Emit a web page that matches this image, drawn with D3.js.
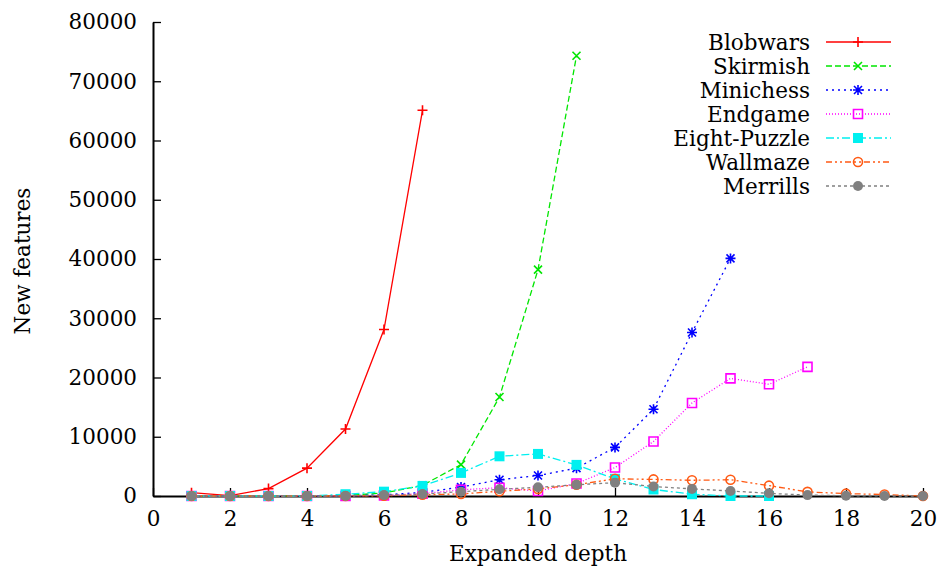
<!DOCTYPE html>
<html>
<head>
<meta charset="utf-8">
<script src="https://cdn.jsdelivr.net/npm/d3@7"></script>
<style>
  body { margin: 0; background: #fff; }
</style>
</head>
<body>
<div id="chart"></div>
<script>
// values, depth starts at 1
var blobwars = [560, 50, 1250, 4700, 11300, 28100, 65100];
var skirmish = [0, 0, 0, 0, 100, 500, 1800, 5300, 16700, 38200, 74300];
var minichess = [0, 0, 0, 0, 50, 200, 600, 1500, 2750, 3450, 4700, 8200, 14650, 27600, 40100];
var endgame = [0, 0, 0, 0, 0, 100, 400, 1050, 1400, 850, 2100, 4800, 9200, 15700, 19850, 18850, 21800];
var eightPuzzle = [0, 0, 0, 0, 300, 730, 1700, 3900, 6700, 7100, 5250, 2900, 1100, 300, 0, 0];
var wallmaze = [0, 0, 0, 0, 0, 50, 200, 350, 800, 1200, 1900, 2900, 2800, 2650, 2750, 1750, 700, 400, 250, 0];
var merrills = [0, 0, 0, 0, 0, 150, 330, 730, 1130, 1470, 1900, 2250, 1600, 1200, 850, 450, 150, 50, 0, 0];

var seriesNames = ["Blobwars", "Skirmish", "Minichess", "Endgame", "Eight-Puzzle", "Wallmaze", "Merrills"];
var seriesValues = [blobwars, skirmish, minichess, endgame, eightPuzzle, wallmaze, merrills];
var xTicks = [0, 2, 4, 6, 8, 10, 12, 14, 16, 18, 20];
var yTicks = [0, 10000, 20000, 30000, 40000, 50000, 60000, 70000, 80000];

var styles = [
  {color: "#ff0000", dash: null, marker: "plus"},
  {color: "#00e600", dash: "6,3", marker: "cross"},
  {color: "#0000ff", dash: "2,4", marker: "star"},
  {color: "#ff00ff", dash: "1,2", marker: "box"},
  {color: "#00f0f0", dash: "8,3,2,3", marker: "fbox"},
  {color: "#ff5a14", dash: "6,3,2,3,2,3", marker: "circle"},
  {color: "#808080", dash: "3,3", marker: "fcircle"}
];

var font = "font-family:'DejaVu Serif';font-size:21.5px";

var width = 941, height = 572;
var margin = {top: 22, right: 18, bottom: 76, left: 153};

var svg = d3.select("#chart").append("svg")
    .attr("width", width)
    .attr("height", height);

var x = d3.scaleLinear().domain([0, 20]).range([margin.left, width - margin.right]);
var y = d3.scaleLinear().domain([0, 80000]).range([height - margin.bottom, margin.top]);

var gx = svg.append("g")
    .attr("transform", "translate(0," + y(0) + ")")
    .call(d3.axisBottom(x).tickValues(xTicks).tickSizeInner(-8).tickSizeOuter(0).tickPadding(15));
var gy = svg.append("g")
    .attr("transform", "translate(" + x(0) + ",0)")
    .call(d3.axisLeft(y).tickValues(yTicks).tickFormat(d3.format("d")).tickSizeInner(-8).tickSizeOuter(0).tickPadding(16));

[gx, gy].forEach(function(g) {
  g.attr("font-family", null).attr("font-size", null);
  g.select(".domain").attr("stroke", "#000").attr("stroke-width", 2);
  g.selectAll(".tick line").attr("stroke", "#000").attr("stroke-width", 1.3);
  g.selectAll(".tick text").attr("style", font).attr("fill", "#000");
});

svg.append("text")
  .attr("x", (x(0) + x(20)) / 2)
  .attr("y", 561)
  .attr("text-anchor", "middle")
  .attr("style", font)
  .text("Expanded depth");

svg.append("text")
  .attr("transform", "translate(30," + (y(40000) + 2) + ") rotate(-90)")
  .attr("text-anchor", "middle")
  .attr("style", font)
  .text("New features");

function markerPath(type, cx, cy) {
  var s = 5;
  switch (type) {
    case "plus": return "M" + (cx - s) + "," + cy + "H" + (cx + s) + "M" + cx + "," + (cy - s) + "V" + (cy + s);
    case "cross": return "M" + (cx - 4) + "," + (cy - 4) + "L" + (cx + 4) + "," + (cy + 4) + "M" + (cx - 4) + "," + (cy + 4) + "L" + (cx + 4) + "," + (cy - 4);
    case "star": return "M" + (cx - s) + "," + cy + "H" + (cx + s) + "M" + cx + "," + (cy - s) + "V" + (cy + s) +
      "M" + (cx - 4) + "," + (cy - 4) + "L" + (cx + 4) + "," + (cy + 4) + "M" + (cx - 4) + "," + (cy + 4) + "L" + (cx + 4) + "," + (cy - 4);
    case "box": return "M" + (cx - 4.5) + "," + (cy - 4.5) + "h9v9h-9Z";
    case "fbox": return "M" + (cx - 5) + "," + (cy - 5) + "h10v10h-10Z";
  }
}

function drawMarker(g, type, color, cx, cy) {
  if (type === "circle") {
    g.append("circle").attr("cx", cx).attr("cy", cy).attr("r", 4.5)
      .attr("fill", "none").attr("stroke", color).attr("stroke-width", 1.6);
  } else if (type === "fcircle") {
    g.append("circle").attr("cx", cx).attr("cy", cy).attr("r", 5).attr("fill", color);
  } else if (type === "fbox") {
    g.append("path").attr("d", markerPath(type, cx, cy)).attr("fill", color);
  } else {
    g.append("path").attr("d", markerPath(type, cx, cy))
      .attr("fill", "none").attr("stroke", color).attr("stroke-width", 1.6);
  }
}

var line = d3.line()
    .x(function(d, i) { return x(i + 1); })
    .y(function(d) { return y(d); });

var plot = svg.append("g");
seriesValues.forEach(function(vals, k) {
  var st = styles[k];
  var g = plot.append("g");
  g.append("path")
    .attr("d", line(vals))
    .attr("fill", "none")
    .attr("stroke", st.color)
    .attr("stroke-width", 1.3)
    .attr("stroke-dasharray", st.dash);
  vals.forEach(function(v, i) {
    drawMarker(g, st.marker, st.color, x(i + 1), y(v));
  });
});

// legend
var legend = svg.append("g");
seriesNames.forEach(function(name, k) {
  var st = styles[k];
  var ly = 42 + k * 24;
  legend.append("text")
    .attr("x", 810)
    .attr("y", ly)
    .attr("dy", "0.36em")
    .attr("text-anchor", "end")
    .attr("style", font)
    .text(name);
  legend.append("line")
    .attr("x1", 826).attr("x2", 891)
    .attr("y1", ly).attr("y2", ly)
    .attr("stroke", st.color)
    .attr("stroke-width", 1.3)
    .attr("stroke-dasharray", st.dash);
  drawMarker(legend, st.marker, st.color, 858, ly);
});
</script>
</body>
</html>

§ §

Make an exact reproduction of the listing above, without any pictures.

Emit a web page that matches this image, drawn with D3.js.
<!DOCTYPE html>
<html>
<head>
<meta charset="utf-8">
<script src="https://cdn.jsdelivr.net/npm/d3@7"></script>
<style>
  body { margin: 0; background: #fff; }
</style>
</head>
<body>
<div id="chart"></div>
<script>
// values, depth starts at 1
var blobwars = [560, 50, 1250, 4700, 11300, 28100, 65100];
var skirmish = [0, 0, 0, 0, 100, 500, 1800, 5300, 16700, 38200, 74300];
var minichess = [0, 0, 0, 0, 50, 200, 600, 1500, 2750, 3450, 4700, 8200, 14650, 27600, 40100];
var endgame = [0, 0, 0, 0, 0, 100, 400, 1050, 1400, 850, 2100, 4800, 9200, 15700, 19850, 18850, 21800];
var eightPuzzle = [0, 0, 0, 0, 300, 730, 1700, 3900, 6700, 7100, 5250, 2900, 1100, 300, 0, 0];
var wallmaze = [0, 0, 0, 0, 0, 50, 200, 350, 800, 1200, 1900, 2900, 2800, 2650, 2750, 1750, 700, 400, 250, 0];
var merrills = [0, 0, 0, 0, 0, 150, 330, 730, 1130, 1470, 1900, 2250, 1600, 1200, 850, 450, 150, 50, 0, 0];

var seriesNames = ["Blobwars", "Skirmish", "Minichess", "Endgame", "Eight-Puzzle", "Wallmaze", "Merrills"];
var seriesValues = [blobwars, skirmish, minichess, endgame, eightPuzzle, wallmaze, merrills];
var xTicks = [0, 2, 4, 6, 8, 10, 12, 14, 16, 18, 20];
var yTicks = [0, 10000, 20000, 30000, 40000, 50000, 60000, 70000, 80000];

var styles = [
  {color: "#ff0000", dash: null, marker: "plus"},
  {color: "#00e600", dash: "6,3", marker: "cross"},
  {color: "#0000ff", dash: "2,4", marker: "star"},
  {color: "#ff00ff", dash: "1,2", marker: "box"},
  {color: "#00f0f0", dash: "8,3,2,3", marker: "fbox"},
  {color: "#ff5a14", dash: "6,3,2,3,2,3", marker: "circle"},
  {color: "#808080", dash: "3,3", marker: "fcircle"}
];

var font = "font-family:'DejaVu Serif';font-size:21.5px";

var width = 941, height = 572;
var margin = {top: 22, right: 18, bottom: 76, left: 153};

var svg = d3.select("#chart").append("svg")
    .attr("width", width)
    .attr("height", height);

var x = d3.scaleLinear().domain([0, 20]).range([margin.left, width - margin.right]);
var y = d3.scaleLinear().domain([0, 80000]).range([height - margin.bottom, margin.top]);

var gx = svg.append("g")
    .attr("transform", "translate(0," + y(0) + ")")
    .call(d3.axisBottom(x).tickValues(xTicks).tickSizeInner(-8).tickSizeOuter(0).tickPadding(15));
var gy = svg.append("g")
    .attr("transform", "translate(" + x(0) + ",0)")
    .call(d3.axisLeft(y).tickValues(yTicks).tickFormat(d3.format("d")).tickSizeInner(-8).tickSizeOuter(0).tickPadding(16));

[gx, gy].forEach(function(g) {
  g.attr("font-family", null).attr("font-size", null);
  g.select(".domain").attr("stroke", "#000").attr("stroke-width", 2);
  g.selectAll(".tick line").attr("stroke", "#000").attr("stroke-width", 1.3);
  g.selectAll(".tick text").attr("style", font).attr("fill", "#000");
});

svg.append("text")
  .attr("x", (x(0) + x(20)) / 2)
  .attr("y", 561)
  .attr("text-anchor", "middle")
  .attr("style", font)
  .text("Expanded depth");

svg.append("text")
  .attr("transform", "translate(30," + (y(40000) + 2) + ") rotate(-90)")
  .attr("text-anchor", "middle")
  .attr("style", font)
  .text("New features");

function markerPath(type, cx, cy) {
  var s = 5;
  switch (type) {
    case "plus": return "M" + (cx - s) + "," + cy + "H" + (cx + s) + "M" + cx + "," + (cy - s) + "V" + (cy + s);
    case "cross": return "M" + (cx - 4) + "," + (cy - 4) + "L" + (cx + 4) + "," + (cy + 4) + "M" + (cx - 4) + "," + (cy + 4) + "L" + (cx + 4) + "," + (cy - 4);
    case "star": return "M" + (cx - s) + "," + cy + "H" + (cx + s) + "M" + cx + "," + (cy - s) + "V" + (cy + s) +
      "M" + (cx - 4) + "," + (cy - 4) + "L" + (cx + 4) + "," + (cy + 4) + "M" + (cx - 4) + "," + (cy + 4) + "L" + (cx + 4) + "," + (cy - 4);
    case "box": return "M" + (cx - 4.5) + "," + (cy - 4.5) + "h9v9h-9Z";
    case "fbox": return "M" + (cx - 5) + "," + (cy - 5) + "h10v10h-10Z";
  }
}

function drawMarker(g, type, color, cx, cy) {
  if (type === "circle") {
    g.append("circle").attr("cx", cx).attr("cy", cy).attr("r", 4.5)
      .attr("fill", "none").attr("stroke", color).attr("stroke-width", 1.6);
  } else if (type === "fcircle") {
    g.append("circle").attr("cx", cx).attr("cy", cy).attr("r", 5).attr("fill", color);
  } else if (type === "fbox") {
    g.append("path").attr("d", markerPath(type, cx, cy)).attr("fill", color);
  } else {
    g.append("path").attr("d", markerPath(type, cx, cy))
      .attr("fill", "none").attr("stroke", color).attr("stroke-width", 1.6);
  }
}

var line = d3.line()
    .x(function(d, i) { return x(i + 1); })
    .y(function(d) { return y(d); });

var plot = svg.append("g");
seriesValues.forEach(function(vals, k) {
  var st = styles[k];
  var g = plot.append("g");
  g.append("path")
    .attr("d", line(vals))
    .attr("fill", "none")
    .attr("stroke", st.color)
    .attr("stroke-width", 1.3)
    .attr("stroke-dasharray", st.dash);
  vals.forEach(function(v, i) {
    drawMarker(g, st.marker, st.color, x(i + 1), y(v));
  });
});

// legend
var legend = svg.append("g");
seriesNames.forEach(function(name, k) {
  var st = styles[k];
  var ly = 42 + k * 24;
  legend.append("text")
    .attr("x", 810)
    .attr("y", ly)
    .attr("dy", "0.36em")
    .attr("text-anchor", "end")
    .attr("style", font)
    .text(name);
  legend.append("line")
    .attr("x1", 826).attr("x2", 891)
    .attr("y1", ly).attr("y2", ly)
    .attr("stroke", st.color)
    .attr("stroke-width", 1.3)
    .attr("stroke-dasharray", st.dash);
  drawMarker(legend, st.marker, st.color, 858, ly);
});
</script>
</body>
</html>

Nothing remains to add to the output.